- _RECORDS TO PROCESS_:
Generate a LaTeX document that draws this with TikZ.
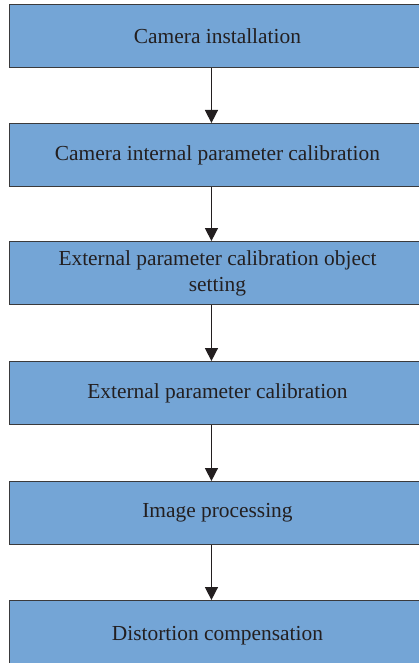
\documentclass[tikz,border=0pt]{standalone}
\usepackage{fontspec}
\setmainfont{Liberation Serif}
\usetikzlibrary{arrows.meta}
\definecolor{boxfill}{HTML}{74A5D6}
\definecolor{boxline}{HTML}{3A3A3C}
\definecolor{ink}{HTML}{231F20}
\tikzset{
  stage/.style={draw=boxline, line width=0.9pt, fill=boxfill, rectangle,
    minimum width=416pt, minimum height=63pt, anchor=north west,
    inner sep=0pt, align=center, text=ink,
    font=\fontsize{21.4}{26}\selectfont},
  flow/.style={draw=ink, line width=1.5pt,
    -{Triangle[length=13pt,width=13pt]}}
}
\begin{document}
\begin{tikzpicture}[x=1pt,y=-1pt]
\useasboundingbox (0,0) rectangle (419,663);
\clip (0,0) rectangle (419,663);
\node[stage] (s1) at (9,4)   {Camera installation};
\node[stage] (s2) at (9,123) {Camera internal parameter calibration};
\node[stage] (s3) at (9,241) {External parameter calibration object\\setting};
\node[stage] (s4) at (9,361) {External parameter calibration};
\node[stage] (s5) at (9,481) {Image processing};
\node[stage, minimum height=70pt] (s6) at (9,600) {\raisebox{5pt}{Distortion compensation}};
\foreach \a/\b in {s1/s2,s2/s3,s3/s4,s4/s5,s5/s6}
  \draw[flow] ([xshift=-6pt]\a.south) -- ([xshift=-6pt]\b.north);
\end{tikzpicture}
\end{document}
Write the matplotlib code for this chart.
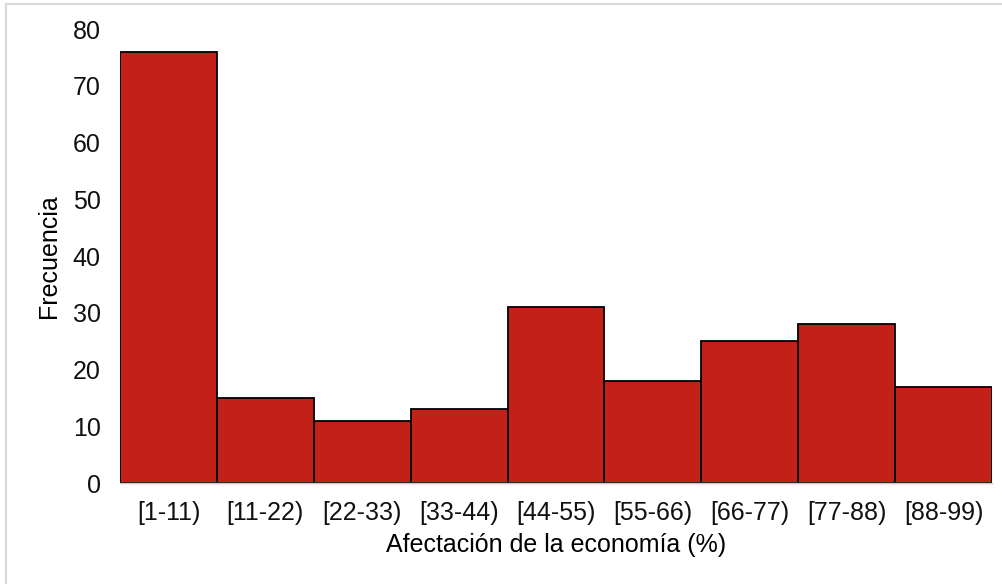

- _SHORT PROBLEM_: Report how many lines of the records above contain the word "this", giving only the number.

- _EXERCISE ANSWER_: 2